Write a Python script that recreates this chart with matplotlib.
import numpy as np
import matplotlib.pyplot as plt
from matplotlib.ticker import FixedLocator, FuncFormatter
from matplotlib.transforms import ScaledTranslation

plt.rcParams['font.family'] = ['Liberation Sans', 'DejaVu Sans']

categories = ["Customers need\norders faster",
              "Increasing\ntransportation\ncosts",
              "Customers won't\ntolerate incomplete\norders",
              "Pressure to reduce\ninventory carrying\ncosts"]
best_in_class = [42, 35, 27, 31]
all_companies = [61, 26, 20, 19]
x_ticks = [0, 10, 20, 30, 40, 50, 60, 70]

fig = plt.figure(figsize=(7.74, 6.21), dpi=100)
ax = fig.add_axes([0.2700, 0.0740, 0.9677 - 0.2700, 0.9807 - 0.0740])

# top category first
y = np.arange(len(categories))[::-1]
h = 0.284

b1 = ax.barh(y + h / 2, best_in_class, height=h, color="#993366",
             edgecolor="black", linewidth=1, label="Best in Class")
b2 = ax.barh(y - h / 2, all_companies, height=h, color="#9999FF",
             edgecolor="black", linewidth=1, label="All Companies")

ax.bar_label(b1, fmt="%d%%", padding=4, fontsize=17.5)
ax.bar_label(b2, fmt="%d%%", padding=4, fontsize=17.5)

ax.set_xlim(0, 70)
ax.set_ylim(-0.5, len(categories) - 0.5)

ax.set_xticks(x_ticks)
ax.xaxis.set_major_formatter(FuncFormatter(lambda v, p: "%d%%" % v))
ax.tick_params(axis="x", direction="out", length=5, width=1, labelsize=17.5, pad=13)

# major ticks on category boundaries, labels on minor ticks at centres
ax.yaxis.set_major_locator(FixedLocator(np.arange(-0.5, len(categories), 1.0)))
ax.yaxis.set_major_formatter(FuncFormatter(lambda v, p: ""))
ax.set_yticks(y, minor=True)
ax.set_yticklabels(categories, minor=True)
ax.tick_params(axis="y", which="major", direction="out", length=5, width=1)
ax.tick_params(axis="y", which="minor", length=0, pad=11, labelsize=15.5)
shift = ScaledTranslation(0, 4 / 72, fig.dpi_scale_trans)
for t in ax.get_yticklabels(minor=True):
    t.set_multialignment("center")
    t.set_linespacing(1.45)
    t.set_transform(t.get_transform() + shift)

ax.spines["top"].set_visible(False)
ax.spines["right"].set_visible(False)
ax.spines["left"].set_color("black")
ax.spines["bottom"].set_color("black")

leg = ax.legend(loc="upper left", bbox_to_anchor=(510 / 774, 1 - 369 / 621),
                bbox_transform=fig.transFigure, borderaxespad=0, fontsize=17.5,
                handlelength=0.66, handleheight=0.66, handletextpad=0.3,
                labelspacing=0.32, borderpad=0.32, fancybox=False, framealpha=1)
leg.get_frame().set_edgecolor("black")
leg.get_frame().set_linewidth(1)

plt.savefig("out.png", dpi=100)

····················

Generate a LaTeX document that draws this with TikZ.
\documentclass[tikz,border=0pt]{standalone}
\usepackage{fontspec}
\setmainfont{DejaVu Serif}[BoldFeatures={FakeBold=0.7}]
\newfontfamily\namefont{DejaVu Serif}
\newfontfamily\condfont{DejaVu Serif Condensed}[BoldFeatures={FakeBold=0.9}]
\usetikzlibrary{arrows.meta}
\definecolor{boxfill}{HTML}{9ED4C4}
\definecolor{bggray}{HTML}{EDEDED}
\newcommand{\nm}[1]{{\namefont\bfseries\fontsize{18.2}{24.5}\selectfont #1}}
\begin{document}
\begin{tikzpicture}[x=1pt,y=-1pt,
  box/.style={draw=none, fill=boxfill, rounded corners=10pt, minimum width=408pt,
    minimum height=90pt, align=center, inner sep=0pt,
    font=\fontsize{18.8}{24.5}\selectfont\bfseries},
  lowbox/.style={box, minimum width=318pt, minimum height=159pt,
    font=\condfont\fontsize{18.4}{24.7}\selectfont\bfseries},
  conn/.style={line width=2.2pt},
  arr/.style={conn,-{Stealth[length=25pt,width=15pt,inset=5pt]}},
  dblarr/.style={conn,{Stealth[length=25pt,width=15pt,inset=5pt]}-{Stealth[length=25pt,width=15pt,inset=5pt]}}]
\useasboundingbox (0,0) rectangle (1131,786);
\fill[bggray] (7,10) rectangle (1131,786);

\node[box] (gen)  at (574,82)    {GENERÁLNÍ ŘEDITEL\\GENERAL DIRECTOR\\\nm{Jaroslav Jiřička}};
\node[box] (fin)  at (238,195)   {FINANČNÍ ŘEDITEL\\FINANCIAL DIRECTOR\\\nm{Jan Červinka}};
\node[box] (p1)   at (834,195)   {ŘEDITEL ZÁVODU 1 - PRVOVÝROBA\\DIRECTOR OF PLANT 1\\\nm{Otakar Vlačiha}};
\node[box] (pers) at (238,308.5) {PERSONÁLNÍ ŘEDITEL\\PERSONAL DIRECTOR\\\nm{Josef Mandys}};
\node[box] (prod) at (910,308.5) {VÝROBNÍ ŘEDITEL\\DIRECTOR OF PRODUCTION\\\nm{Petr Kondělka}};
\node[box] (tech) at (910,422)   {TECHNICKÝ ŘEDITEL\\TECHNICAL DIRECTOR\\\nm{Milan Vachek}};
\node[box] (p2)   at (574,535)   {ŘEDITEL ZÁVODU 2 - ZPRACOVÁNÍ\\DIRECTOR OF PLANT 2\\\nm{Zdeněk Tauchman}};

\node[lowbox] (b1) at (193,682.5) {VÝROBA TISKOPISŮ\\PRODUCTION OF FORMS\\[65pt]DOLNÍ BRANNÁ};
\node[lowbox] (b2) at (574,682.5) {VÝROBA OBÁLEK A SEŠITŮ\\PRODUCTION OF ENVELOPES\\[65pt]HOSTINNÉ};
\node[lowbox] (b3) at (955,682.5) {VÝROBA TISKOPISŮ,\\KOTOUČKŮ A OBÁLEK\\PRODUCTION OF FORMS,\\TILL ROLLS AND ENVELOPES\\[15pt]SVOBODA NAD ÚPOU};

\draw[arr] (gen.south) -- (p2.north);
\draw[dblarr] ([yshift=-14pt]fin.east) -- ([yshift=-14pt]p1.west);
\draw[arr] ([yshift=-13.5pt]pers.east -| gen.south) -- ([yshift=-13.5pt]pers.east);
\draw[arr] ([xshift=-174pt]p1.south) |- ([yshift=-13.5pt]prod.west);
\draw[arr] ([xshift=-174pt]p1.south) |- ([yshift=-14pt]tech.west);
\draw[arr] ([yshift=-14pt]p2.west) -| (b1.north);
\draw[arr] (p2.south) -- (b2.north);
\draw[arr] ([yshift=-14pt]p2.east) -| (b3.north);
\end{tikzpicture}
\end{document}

····················

## TO DO
Nothing but the lines from the one with "Write a Python" through the one with "ax.set_ylim(-0.5, len(categories) - 0.5)" should be repeated, and each exactly.

## EXERCISE ANSWER
Write a Python script that recreates this chart with matplotlib.
import numpy as np
import matplotlib.pyplot as plt
from matplotlib.ticker import FixedLocator, FuncFormatter
from matplotlib.transforms import ScaledTranslation

plt.rcParams['font.family'] = ['Liberation Sans', 'DejaVu Sans']

categories = ["Customers need\norders faster",
              "Increasing\ntransportation\ncosts",
              "Customers won't\ntolerate incomplete\norders",
              "Pressure to reduce\ninventory carrying\ncosts"]
best_in_class = [42, 35, 27, 31]
all_companies = [61, 26, 20, 19]
x_ticks = [0, 10, 20, 30, 40, 50, 60, 70]

fig = plt.figure(figsize=(7.74, 6.21), dpi=100)
ax = fig.add_axes([0.2700, 0.0740, 0.9677 - 0.2700, 0.9807 - 0.0740])

# top category first
y = np.arange(len(categories))[::-1]
h = 0.284

b1 = ax.barh(y + h / 2, best_in_class, height=h, color="#993366",
             edgecolor="black", linewidth=1, label="Best in Class")
b2 = ax.barh(y - h / 2, all_companies, height=h, color="#9999FF",
             edgecolor="black", linewidth=1, label="All Companies")

ax.bar_label(b1, fmt="%d%%", padding=4, fontsize=17.5)
ax.bar_label(b2, fmt="%d%%", padding=4, fontsize=17.5)

ax.set_xlim(0, 70)
ax.set_ylim(-0.5, len(categories) - 0.5)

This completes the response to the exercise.